Saturday, October 31, 2015

Yes, strength is a virtue. And this is especially true for men.

Someone commented on an old post about strength being a virtue and asked if I still thought so and if I had any further thoughts on the subject. The answer is yes on both counts.

One of the perennial questions about virtues is whether you can have them in isolation. Now, that may sound dry and academic and it certainly can be dry and academic but it needed be. Think about the police. Are you glad we have a police force? You shouldn't have to think about that. The only correct answer to that question is yes. But you also worry about abuse of police power. And you worry even though you know it's pretty rare.

Strength is like the police. It's unquestionably a good thing and yet you know that strength can be misused. Strength is scary. When I first started squatting I was shocked at how quickly I got up to weights that really scared me. The potential for damage was huge. To have strength is good but you need to figure out how to use it and you need to figure out how to develop it in a balanced way. Getting stronger is part of being better in every way but it isn't a guarantee of anything.

Learning how to use it

First, a massive qualification: My experience is that weak, snivelling little shits do a lot more damage in this world than strong men do. You will probably be a better man in every way if you get stronger. Probably. I say that because having  physical strength is going to force you to think about moral issues that you've been ducking until now.

When I started lifting many years ago, two huge moral/psychological changes followed. The first was that I started standing up to people. When I saw some jerk pick on someone, I started speaking up. I'm six foot one and I'm big. And, without really thinking about it, I started using that size and the strength I'd gained. If someone crowded me on the bus, I'd stand up tall. It seems like a little thing but I realized that for years I'd been backing away or contorting myself to accommodate pushy people and, now that I was strong, I stopped doing it.

I did the same socially. And some people got really upset. I had one woman I'd known for years start yelling at me and threatening me simply because I no longer put up with her verbal bullying. She soon made it clear that either I was going to revert to my former ways or lose her friendship. I chose to let it go. And that hurt her. It hurt her a lot. And I had to think that through. It wasn't my fault that she was unreasonable but she was pretty stuck in her ways and it was unlikely that she would change. I felt that I was just finally standing up for what was reasonable all these years but I quickly figured out that doing so was going to be devastating for her. In the end, I decided that my standing up for myself was more important than her feelings and did so even though I knew she'd go through some psychological suffering.
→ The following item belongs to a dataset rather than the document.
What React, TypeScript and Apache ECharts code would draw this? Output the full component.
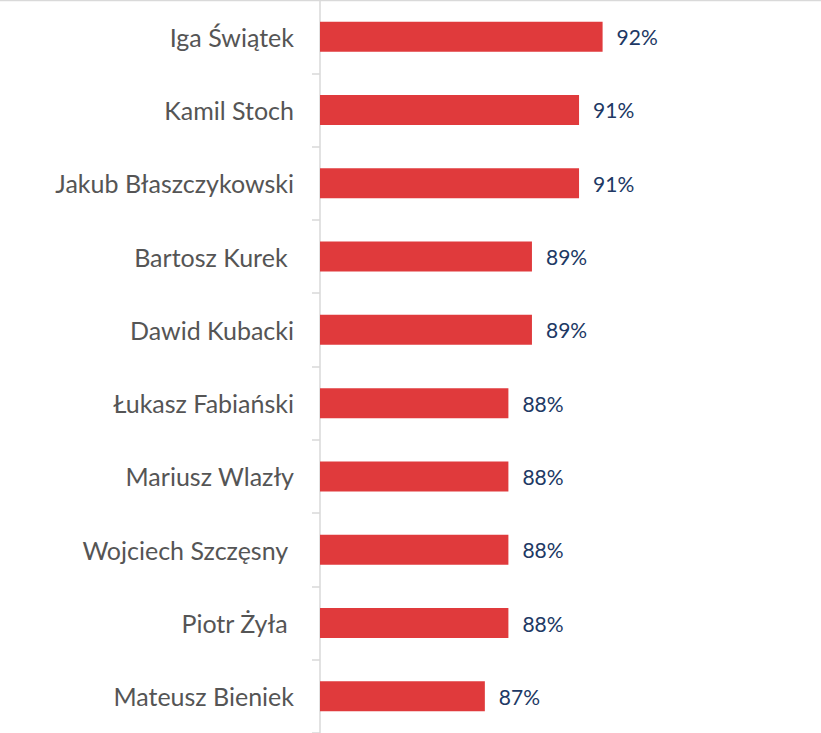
import React, { useEffect, useRef } from "react";
import * as echarts from "echarts";

const categories = [
  "Iga Świątek",
  "Kamil Stoch",
  "Jakub Błaszczykowski",
  "Bartosz Kurek ",
  "Dawid Kubacki",
  "Łukasz Fabiański",
  "Mariusz Wlazły",
  "Wojciech Szczęsny ",
  "Piotr Żyła ",
  "Mateusz Bieniek",
];
const values = [92, 91, 91, 89, 89, 88, 88, 88, 88, 87];
const axisMin = 80;
const axisMax = 100;

export default function App() {
  const ref = useRef<HTMLDivElement>(null);
  useEffect(() => {
    if (!ref.current) return;
    const chart = echarts.init(ref.current, undefined, { renderer: "svg" });
    chart.setOption({
      animation: false,
      backgroundColor: "#ffffff",
      grid: { left: 320, right: 30, top: 0, bottom: 0, containLabel: false },
      graphic: [
        {
          type: "line",
          shape: { x1: 0, y1: 0.5, x2: 821, y2: 0.5 },
          style: { stroke: "#d9d9d9", lineWidth: 1.5 },
        },
      ],
      xAxis: { type: "value", min: axisMin, max: axisMax, show: false },
      yAxis: {
        type: "category",
        inverse: true,
        data: categories,
        axisLine: { show: true, lineStyle: { color: "#d9d9d9", width: 1.5 } },
        axisTick: { show: true, length: 8, lineStyle: { color: "#d9d9d9", width: 1.5 } },
        axisLabel: {
          margin: 26,
          color: "#555555",
          fontSize: 25,
          fontFamily: "Lato",
        },
        splitLine: { show: false },
      },
      series: [
        {
          type: "bar",
          data: values,
          barWidth: 30,
          itemStyle: { color: "#E03A3C" },
          label: {
            show: true,
            position: "right",
            distance: 14,
            formatter: "{c}%",
            color: "#203864",
            fontSize: 21,
            fontFamily: "Lato",
          },
        },
      ],
    });
    return () => chart.dispose();
  }, []);
  return (
    <div
      ref={ref}
      style={{ position: "absolute", left: 0, top: 0, width: 821, height: 733 }}
    />
  );
}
Strength forces you to think seriously about hurting people. You still hurt people when you don't have strength but it's easier to dodge responsibility. Once your strong, you know you can do it. You may think, that doesn't apply to me because I'm never going to be strong like an MMA expert. And that's true, but MMA fighters are in the top two percent in terms of their ability to inflict pain. Only an idiot would challenge a guy like that. But most men aren't like that. Most men are weak and pathetic and four months in the gym will make you stronger than most men. And if you do that, you have to start thinking seriously about violence and what you might do with it.

The second moral challenge was sex. Your testosterone goes way up and so does your sex drive. And so do your opportunities for sex. Women become more interested in you. In fact, any man in his twenties or early thirties who takes the trouble to be strong, get a good job and learn to be be socially adept will soon find the number of potential sexual partners available to him to be a little staggering. And then you suddenly find yourself faced with moral challenges about sex in a way that you never were before.


If you start getting stronger, one of the brutal truths you will soon be forced to face is that some other men are lot stronger than you are. That may seem obvious but our narcissism plays tricks on us. Before we try, we know that we aren't strong but part of us believes that we could be as good as anyone else if we tried and that isn't even close to true. Yeah, somebody has to be the strongest guy in the gym and it might be you but it almost certainly won't be. More likely, you'll be working out someday and some relatively ordinary looking guy who weighs 60 pounds less than you is going to come in and lift a hundred and fifty pounds more than you. And, no, you're never going to catch up to him.

Getting stronger should teach you lessons about yourself and you should use those lessons to become a better person. Not the best man there is but the best man you can be. One of the most important lessons is about reasonable limits. If  you've never worked out, you'll make huge gains at first. And then that will taper off and then the question becomes how do I manage myself now. For me, physical training was the first time I had to ask that question.

Now that I'm getting older—some stores now give me a seniors' discount—I've had to start facing getting weaker. No matter how much I train, I get a little weaker every year. That's true of people who don't train but they can hide it with self denial. You can't do that with weights: you can either move them or you can't.

Now, it doesn't follow that being forced to face this stuff will lead to wisdom. I meet people in the gym who do really stupid shit fairly regularly. Virtues don't exist in isolation. But the thing about virtues is that you don't get any of them if you don't work at them. You may still fail at becoming a man if you get strong but you will almost certainly fail if you don't.